Iitial support for the message passing interface was added. But not tested yet. With this, the Strassen algorithm can then send smaller matrices to other nodes, which can be configured such with the MPI that they are on separate computers. Once the matrix is small enough, it will then be uploaded to the gpu, computed, downloaded and send back to the lower rank in the mpi comm world. The remaining parts of the computations are then done with openmp in parallel.
A cmakelists.txt file is supplied.
Version History:
With gcc 15.1, the functions of the library can work on the GPU.
By 01.07, the library now compiles with optimizations on gcc 15.1.
It also compiles on clang again, after I removed incorrect code in a function which was not even called by the test application.
Unfortunately, in contrast to gcc 15.1 where it can execute on GPU, clang does not seem to run most functions on the GPU device, even if requested. I currently do not know why that is so. The code produces no warnings if compiled with gcc.
In the Cmakelists.txt, -fno-math-errno -fno-trapping-math were added, which speeds the computations up a bit, even if we can not use -O3 currently...
By 30.06, the library works on gcc 15.1 if no optimizations are switched on.
The Cholesky, LU and QR decompositions now use all available three parallelization levels of the GPU, if the compiler supports them and accepts simd as parallelization level (currently only for gcc). Also, an initial support for offloading into multiple GPU devices has been added.
With optimizations -O1 of GCC switched on, the compile will currently trigger the following internal compiler error https://gcc.gnu.org/bugzilla/show_bug.cgi?id=120865#add_comment
The Strassen algorithm only performs the last multiplication on gpu, and if executed on GPU, the Cholesky, LU and QR decomposition do not use the fastest algorithm that is theoretically available (which would use the Strassen algorithm). One reason reason is that because of this compiler issue https://gcc.gnu.org/bugzilla/show_bug.cgi?id=120753 it is currently difficult to have classes and structs which use device pointers and then run a loop over them. Also, memory copy to the gpu is inherently slow on gpu devices if they are installed in a PCI port. Therefore, the Strassen algorithm is only used for the decompositions if one works on the host, where it should also be possible to use the message passing interface over several nodes (but that is still untested).
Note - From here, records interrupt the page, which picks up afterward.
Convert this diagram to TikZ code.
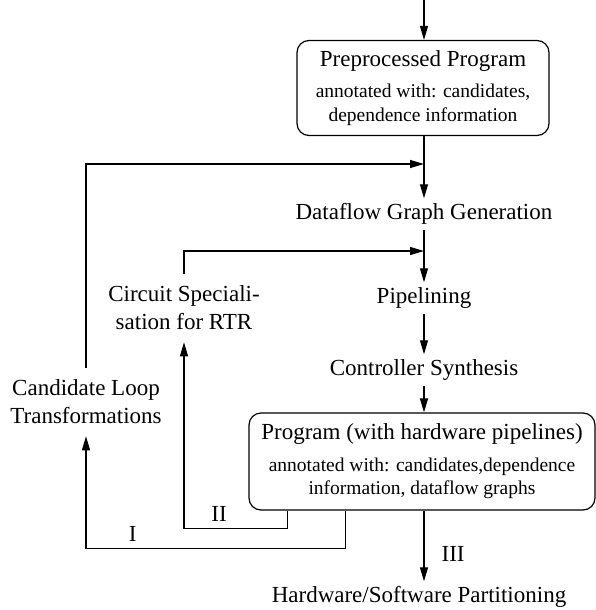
\documentclass[tikz,border=0pt]{standalone}
\usepackage{fontspec}
\setmainfont{Liberation Serif}
\usetikzlibrary{arrows.meta}
\newcommand{\bigtxt}{\fontsize{23}{28}\selectfont}
\newcommand{\smltxt}{\fontsize{19.5}{23.5}\selectfont}
\tikzstyle{flow}=[line width=1.2pt, -{Triangle[length=14pt,width=8pt]}]
\tikzstyle{stage}=[align=center, inner sep=5pt, text height=16pt, text depth=5pt, font=\bigtxt]
\tikzstyle{side}=[align=center, inner xsep=2pt, inner ysep=12pt, font=\bigtxt]
\tikzstyle{prog}=[draw, line width=1.2pt, rounded corners=12pt, align=center, inner sep=0pt, font=\smltxt]
\tikzstyle{tag}=[inner sep=1pt, font=\bigtxt]

\begin{document}
\begin{tikzpicture}[x=1pt, y=-1pt]
          \useasboundingbox (0,0) rectangle (596,610);
          \coordinate (top) at (424,0);
          \node[prog, minimum width=252, minimum height=95] (prep) at (423,88)
            {\bigtxt Preprocessed Program\\[8pt]
             annotated with: candidates,\\ dependence information};
          \node[stage] (dfg) at (424,214) {Dataflow Graph Generation};
          \node[stage] (pipe) at (424,298) {Pipelining};
          \node[stage] (ctrl) at (424,370) {Controller Synthesis};
          \node[prog, minimum width=346, minimum height=97] (prgm) at (422,461.5)
            {\bigtxt Program (with hardware pipelines)\\[8pt]
             annotated with: candidates,dependence\\
             information, dataflow graphs};
          \node[stage] (hwsw) at (419,597) {Hardware/Software Partitioning};
          \node[side] (circ) at (184,308) {Circuit Speciali-\\sation for RTR};
          \node[side] (cand) at (86,402) {Candidate Loop\\Transformations};
          \coordinate (mergeI) at (424,164);
          \coordinate (mergeII) at (424,251);

          % main flow
          \draw[flow] (top) -- (prep.north -| top);
          \draw[flow] (prep.south -| top) -- (dfg);
          \draw[flow] (dfg) -- (pipe);
          \draw[flow] (pipe) -- (ctrl);
          \draw[flow] (ctrl) -- (prgm.north -| ctrl);
          \draw[flow] (prgm.south -| ctrl) -- node[tag, pos=0.62, right=16pt] {III} (hwsw.north -| ctrl);

          % feedback loops
          \draw[flow] ([xshift=97]prgm.south west) -- ++(0,38)
            -| node[tag, pos=0.41, above=6pt] {I} (cand);
          \draw[flow] (cand) |- (mergeI);
          \draw[flow] ([xshift=39]prgm.south west) -- ++(0,18)
            -| node[tag, pos=0.33, above=6pt] {II} (circ);
          \draw[flow] (circ) |- (mergeII);
        \end{tikzpicture}
\end{document}
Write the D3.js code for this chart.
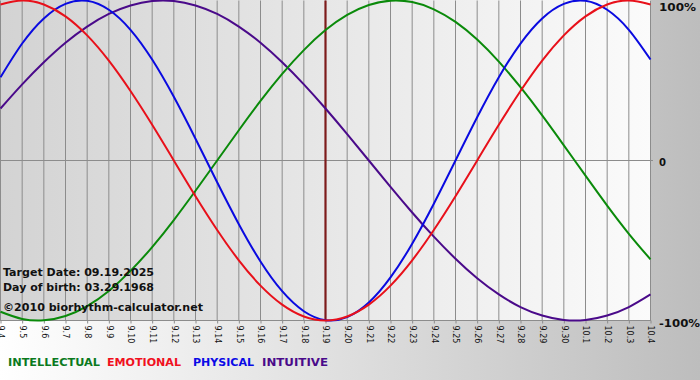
<!DOCTYPE html>
<html>
<head>
<meta charset="utf-8">
<script src="https://cdn.jsdelivr.net/npm/d3@7"></script>
<style>
html,body{margin:0;padding:0;background:#fff;}
svg{display:block;}
</style>
</head>
<body>
<svg id="chart" width="700" height="380"></svg>
<script>
const dates = ["9.4","9.5","9.6","9.7","9.8","9.9","9.10","9.11","9.12","9.13","9.14","9.15","9.16","9.17","9.18","9.19","9.20","9.21","9.22","9.23","9.24","9.25","9.26","9.27","9.28","9.29","9.30","10.1","10.2","10.3","10.4"];
const intellectual = [-94.5,-99.0,-99.9,-97.2,-91.0,-81.5,-69.0,-54.1,-37.2,-18.9,0,18.9,37.2,54.1,69.0,81.5,91.0,97.2,99.9,99.0,94.5,86.6,75.6,61.8,45.8,28.2,9.5,-9.5,-28.2,-45.8,-61.8];
const emotional = [97.5,100,97.5,90.1,78.2,62.4,43.4,22.3,0,-22.3,-43.4,-62.4,-78.2,-90.1,-97.5,-100,-97.5,-90.1,-78.2,-62.4,-43.4,-22.3,0,22.3,43.4,62.4,78.2,90.1,97.5,100,97.5];
const physical = [52.0,73.1,88.8,97.9,99.8,94.2,81.7,63.1,39.8,13.6,-13.6,-39.8,-63.1,-81.7,-94.2,-99.8,-97.9,-88.8,-73.1,-52.0,-27.0,0,27.0,52.0,73.1,88.8,97.9,99.8,94.2,81.7,63.1];
const intuitive = [32.5,47.6,61.4,73.6,83.7,91.6,96.9,99.7,99.7,96.9,91.6,83.7,73.6,61.4,47.6,32.5,16.5,0,-16.5,-32.5,-47.6,-61.4,-73.6,-83.7,-91.6,-96.9,-99.7,-99.7,-96.9,-91.6,-83.7];
const seriesNames = ["INTELLECTUAL","EMOTIONAL","PHYSICAL","INTUITIVE"];
const yTickValues = [100, 0, -100];
const yTickLabels = ["100%", "0", "-100%"];
const targetDate = "9.19";
const infoLines = ["Target Date: 09.19.2025", "Day of birth: 03.29.1968", "\u00a92010 biorhythm-calculator.net"];

const colors = {INTELLECTUAL:"#0a8a0a", EMOTIONAL:"#e8101a", PHYSICAL:"#0a0ae0", INTUITIVE:"#4a0a8a"};
const legendColors = {INTELLECTUAL:"#0b7a1e", EMOTIONAL:"#f0101e", PHYSICAL:"#0a0ae6", INTUITIVE:"#4a0a8a"};
const seriesData = {INTELLECTUAL:intellectual, EMOTIONAL:emotional, PHYSICAL:physical, INTUITIVE:intuitive};

const svg = d3.select("#chart");
const defs = svg.append("defs");
const g1 = defs.append("linearGradient").attr("id","outerGrad").attr("x1","0").attr("x2","1").attr("y1","0").attr("y2","0");
g1.append("stop").attr("offset","0").attr("stop-color","#ffffff");
g1.append("stop").attr("offset","1").attr("stop-color","#bdbdbd");
const g2 = defs.append("linearGradient").attr("id","plotGrad").attr("x1","0").attr("x2","1").attr("y1","0").attr("y2","0");
g2.append("stop").attr("offset","0").attr("stop-color","#d3d3d3");
g2.append("stop").attr("offset","1").attr("stop-color","#fbfbfb");

const x = d3.scalePoint().domain(dates).range([0.5, 650.5]);
const y = d3.scaleLinear().domain([-100, 100]).range([320.5, 0.5]);

svg.append("rect").attr("x",0).attr("y",0).attr("width",700).attr("height",380).attr("fill","url(#outerGrad)");
svg.append("rect").attr("x",0).attr("y",0).attr("width",651).attr("height",321).attr("fill","url(#plotGrad)");

// vertical grid
svg.append("g").selectAll("line").data(dates).join("line")
  .attr("x1", d => x(d)).attr("x2", d => x(d))
  .attr("y1", y(100)).attr("y2", y(-100))
  .attr("stroke", "#8c8c8c").attr("stroke-width", 1);

// horizontal zero + bottom line
svg.append("line").attr("x1",0).attr("x2",653).attr("y1",y(0)).attr("y2",y(0)).attr("stroke","#8c8c8c");
svg.append("line").attr("x1",0).attr("x2",651).attr("y1",y(-100)).attr("y2",y(-100)).attr("stroke","#8c8c8c");

// bottom axis
const xAxis = d3.axisBottom(x).tickSize(3).tickSizeOuter(0);
const ax = svg.append("g").attr("transform", `translate(0,${y(-100)})`).call(xAxis);
ax.select(".domain").remove();
ax.selectAll(".tick line").attr("stroke","#8c8c8c");
ax.selectAll(".tick text")
  .attr("font-family","Tahoma, 'DejaVu Sans', sans-serif")
  .attr("font-size","8px").attr("fill","#111")
  .attr("text-anchor","start")
  .attr("transform","rotate(90)")
  .attr("x", 5).attr("y", 0).attr("dy","0.32em");

// target line
svg.append("line").attr("x1",x(targetDate)).attr("x2",x(targetDate)).attr("y1",y(100)).attr("y2",y(-100))
  .attr("stroke","#7d1b1b").attr("stroke-width",2.2);

// curves
const line = d3.line().x((d,i) => x(dates[i])).y(d => y(d)).curve(d3.curveNatural);
const drawOrder = ["INTUITIVE","INTELLECTUAL","PHYSICAL","EMOTIONAL"];
svg.append("g").selectAll("path").data(drawOrder).join("path")
  .attr("d", n => line(seriesData[n]))
  .attr("fill","none").attr("stroke", n => colors[n]).attr("stroke-width", 2);

// right labels
const labelY = [11, 165.5, 326.5];
const labelW = [37, 7, 41];
svg.append("g").selectAll("text").data(yTickValues).join("text")
  .attr("x", 659).attr("y", (d,i) => labelY[i])
  .text((d,i) => yTickLabels[i])
  .attr("textLength", (d,i) => labelW[i]).attr("lengthAdjust","spacingAndGlyphs")
  .attr("font-family","Verdana, 'DejaVu Sans', sans-serif").attr("font-weight","bold")
  .attr("font-size","11px").attr("fill","#111");

// info text
const infoY = [276, 291, 310.5];
const infoW = [151, 151, 200];
svg.append("g").selectAll("text").data(infoLines).join("text")
  .attr("x", 3).attr("y", (d,i) => infoY[i]).text(d => d)
  .attr("textLength", (d,i) => infoW[i]).attr("lengthAdjust","spacingAndGlyphs")
  .attr("font-family","Verdana, 'DejaVu Sans', sans-serif").attr("font-weight","bold")
  .attr("font-size","11px").attr("fill","#111");

// legend
const legendX = [8, 107, 193, 262];
const legendW = [92, 74, 61, 66];
svg.append("g").selectAll("text").data(seriesNames).join("text")
  .attr("x", (d,i) => legendX[i]).attr("y", 366).text(d => d)
  .attr("textLength", (d,i) => legendW[i]).attr("lengthAdjust","spacingAndGlyphs")
  .attr("font-family","Tahoma, 'DejaVu Sans', sans-serif").attr("font-weight","bold")
  .attr("font-size","11px").attr("fill", d => legendColors[d]);
</script>
</body>
</html>
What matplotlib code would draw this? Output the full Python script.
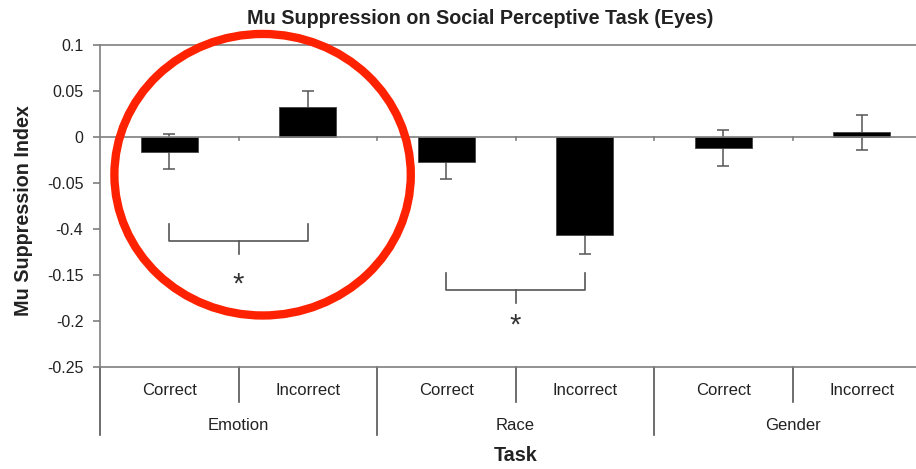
import matplotlib
matplotlib.use("Agg")
import matplotlib.pyplot as plt
from matplotlib.patches import Ellipse
import numpy as np

plt.rcParams["font.family"] = ["Liberation Sans", "DejaVu Sans"]

# ---- data ----
conditions = ["Correct", "Incorrect", "Correct", "Incorrect", "Correct", "Incorrect"]
tasks = ["Emotion", "Race", "Gender"]
mu_index = [-0.016, 0.033, -0.027, -0.107, -0.012, 0.005]
mu_sem = [0.019, 0.017, 0.019, 0.020, 0.020, 0.019]
ytick_values = [0.1, 0.05, 0, -0.05, -0.1, -0.15, -0.2, -0.25]
ytick_labels = ["0.1", "0.05", "0", "-0.05", "-0.4", "-0.15", "-0.2", "-0.25"]
# significant pairs (index of bars) and level of the bracket line
sig_pairs = [(0, 1), (2, 3)]
sig_levels = [-0.113, -0.166]

# bracket / asterisk layout
star_gaps = [0.047, 0.0395]

W, H = 916, 469
fig = plt.figure(figsize=(W / 100, H / 100), dpi=100)
ax_left, ax_right, ax_top, ax_bottom = 100, 931, 45, 367
ax = fig.add_axes([ax_left / W, 1 - ax_bottom / H,
                   (ax_right - ax_left) / W, (ax_bottom - ax_top) / H])

grey = "#7f7f7f"
txt = "#222222"
x = np.arange(len(mu_index))

ax.errorbar(x, mu_index, yerr=mu_sem, fmt="none", ecolor="#555555",
            elinewidth=1.1, capsize=4, capthick=1.1, zorder=2)
ax.bar(x, mu_index, width=0.41, color="black", edgecolor="#444444",
       linewidth=0.6, zorder=3)

ax.set_xlim(-0.5, len(x) - 0.5)
ax.set_ylim(-0.25, 0.1)
ax.axhline(0, color=grey, lw=1.2, zorder=4)

# small tick marks on the zero line between conditions
for b in np.arange(0.5, len(x) - 0.5, 1.0):
    ax.plot([b, b], [0, -0.0035], color=grey, lw=1.2, zorder=4)

for s in ["left", "top", "bottom"]:
    ax.spines[s].set_color(grey)
    ax.spines[s].set_linewidth(1.2)
ax.spines["right"].set_visible(False)

ax.set_yticks(ytick_values)
ax.set_yticklabels(ytick_labels, fontsize=11.5, color=txt)
ax.tick_params(axis="y", direction="out", length=5, width=1.2, color=grey, pad=7)
ax.set_xticks([])

# two-level category axis
tr = ax.get_xaxis_transform()
for i, c in enumerate(conditions):
    ax.text(i, -0.072, c, transform=tr, ha="center", va="center",
            fontsize=12, color=txt)
for g, t in enumerate(tasks):
    ax.text(2 * g + 0.5, -0.182, t, transform=tr, ha="center", va="center",
            fontsize=12, color=txt)
for g in range(len(tasks)):
    ax.plot([2 * g + 0.5] * 2, [0, -0.108], transform=tr, color="#555555",
            lw=1.2, clip_on=False)
for g in range(len(tasks) + 1):
    ax.plot([2 * g - 0.5] * 2, [0, -0.212], transform=tr, color="#555555",
            lw=1.2, clip_on=False)

# significance brackets
for (a, b), lev, gap in zip(sig_pairs, sig_levels, star_gaps):
    arm, stem = 0.018, 0.014
    ax.plot([x[a], x[a], x[b], x[b]], [lev + arm, lev, lev, lev + arm],
            color="#555555", lw=1.2, zorder=4)
    mid = (x[a] + x[b]) / 2
    ax.plot([mid, mid], [lev, lev - stem], color="#555555", lw=1.2, zorder=4)
    ax.text(mid, lev - gap, "*", ha="center", va="center", fontsize=21,
            color="#333333")

# highlight ring around the Emotion pair
ring = Ellipse((0.674, -0.041), 2.14, 0.306, fill=False, edgecolor="#ff2200",
               linewidth=6, zorder=6, clip_on=False)
ax.add_patch(ring)

fig.text(480 / W, 1 - 19 / H, "Mu Suppression on Social Perceptive Task (Eyes)",
         ha="center", va="center", fontsize=14.2, fontweight="bold", color=txt)
fig.text(24 / W, 1 - 211 / H, "Mu Suppression Index", rotation=90,
         ha="center", va="center", fontsize=14.2, fontweight="bold", color=txt)
fig.text(516 / W, 1 - 455 / H, "Task", ha="center", va="center",
         fontsize=14.2, fontweight="bold", color=txt)

fig.savefig("out.png", dpi=100)
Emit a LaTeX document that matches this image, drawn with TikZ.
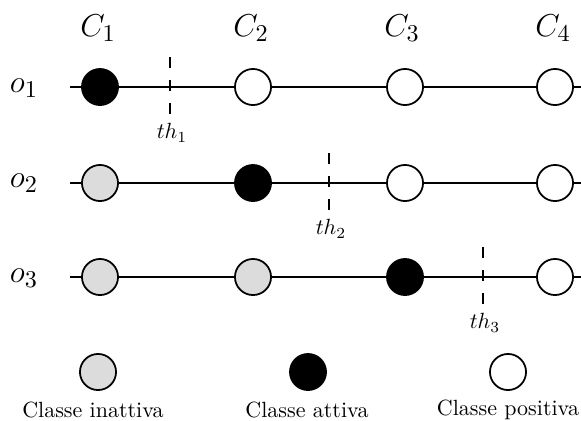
\documentclass[tikz,border=0pt]{standalone}
\begin{document}
\begin{tikzpicture}[x=0.4545pt,y=-0.4545pt,
  cls/.style={circle,draw,line width=0.8pt,minimum size=16.4pt,inner sep=0pt},
  inactclass/.style={cls,fill=inactgray},
  actclass/.style={cls,fill=black},
  posclass/.style={cls,fill=white},
  axisline/.style={line width=0.8pt},
  thr/.style={line width=0.8pt,dash pattern=on 5pt off 5.5pt},
  hdr/.style={font=\fontsize{15}{18}\selectfont},
  lbl/.style={font=\normalsize}]
\definecolor{inactgray}{RGB}{220,220,220}
\useasboundingbox (0,0) rectangle (581,421);
% column headers
\node[hdr] (h1) at (98,28) {$C_1$};
\node[hdr] (h2) at (251,28) {$C_2$};
\node[hdr] (h3) at (402,28) {$C_3$};
\node[hdr] (h4) at (553,28) {$C_4$};
% row labels
\node[hdr] (r1) at (24,88) {$o_1$};
\node[hdr] (r2) at (24,183) {$o_2$};
\node[hdr] (r3) at (24,278) {$o_3$};
% row 1
\coordinate (s1) at (70,87);
\coordinate (e1) at (581,87);
\node[actclass] (a11) at (100,87) {};
\node[posclass] (a12) at (253,87) {};
\node[posclass] (a13) at (405,87) {};
\node[posclass] (a14) at (555,87) {};
\draw[axisline] (s1) -- (a11) (a11) -- (a12) (a12) -- (a13) (a13) -- (a14) (a14) -- (e1);
% row 2
\coordinate (s2) at (70,183);
\coordinate (e2) at (581,183);
\node[inactclass] (a21) at (100,183) {};
\node[actclass] (a22) at (253,183) {};
\node[posclass] (a23) at (405,183) {};
\node[posclass] (a24) at (555,183) {};
\draw[axisline] (s2) -- (a21) (a21) -- (a22) (a22) -- (a23) (a23) -- (a24) (a24) -- (e2);
% row 3
\coordinate (s3) at (70,277);
\coordinate (e3) at (581,277);
\node[inactclass] (a31) at (100,277) {};
\node[inactclass] (a32) at (253,277) {};
\node[actclass] (a33) at (405,277) {};
\node[posclass] (a34) at (555,277) {};
\draw[axisline] (s3) -- (a31) (a31) -- (a32) (a32) -- (a33) (a33) -- (a34) (a34) -- (e3);
% thresholds
\coordinate (t1a) at (170,57);
\coordinate (t1b) at (170,116);
\draw[thr] (t1a) -- (t1b);
\node[lbl] (th1) at (172,133) {$th_1$};
\coordinate (t2a) at (329,153);
\coordinate (t2b) at (329,212);
\draw[thr] (t2a) -- (t2b);
\node[lbl] (th2) at (331,229) {$th_2$};
\coordinate (t3a) at (483,247);
\coordinate (t3b) at (483,306);
\draw[thr] (t3a) -- (t3b);
\node[lbl] (th3) at (485,323) {$th_3$};
% legend
\node[inactclass] (l1) at (98,372) {};
\node[actclass] (l2) at (308,372) {};
\node[posclass] (l3) at (508,372) {};
\node[lbl] (lt1) at (93,410) {Classe inattiva};
\node[lbl] (lt2) at (307,410) {Classe attiva};
\node[lbl] (lt3) at (508,410) {Classe positiva};
\end{tikzpicture}
\end{document}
By now, the library also has some support for unified_shared_memory, which, however, is only fast in few (and expensive) nvidia and amd devices https://gcc.gnu.org/bugzilla/show_bug.cgi?id=120679:
More linear algebra routines were added.
Since 17.02.2025, it runs and compiles with -O3 optimizations switched on.
Compilation with Gcc currently produces an internal compiler error due to https://gcc.gnu.org/bugzilla/show_bug.cgi?id=118590 , https://gcc.gnu.org/bugzilla/show_bug.cgi?id=118738 and https://gcc.gnu.org/bugzilla/show_bug.cgi?id=118518 and https://gcc.gnu.org/bugzilla/show_bug.cgi?id=118794 . For Windows support, one would have to add Windows specific support for memory mapped files.
On 13.02.2025, I fixed a data race which led in some cases to a wrong calculation of the offloaded datalength. now the openmp code yields the same results as the old openacc code. After running them a few hundreds of times and with different matrices, I can by 13.02.2025, asses that they appear to work correctly if the gpu driver and the cuda version are the most recent.
On 17.02.2025, The algorithms for the gpu where rewritten such that they now use teams of threads as often as possible.
Also, initial support for shared memory was added, but I was unable to test it, since my gpu has shared memory but is too old that clang would be able to use it. Due to Openmp's restrictions on the teams distribute pragma, the use of teams of threads is in some cases only possible with shared memory. On some cases with reductions, one unfortunately still has to use threads with parallel for.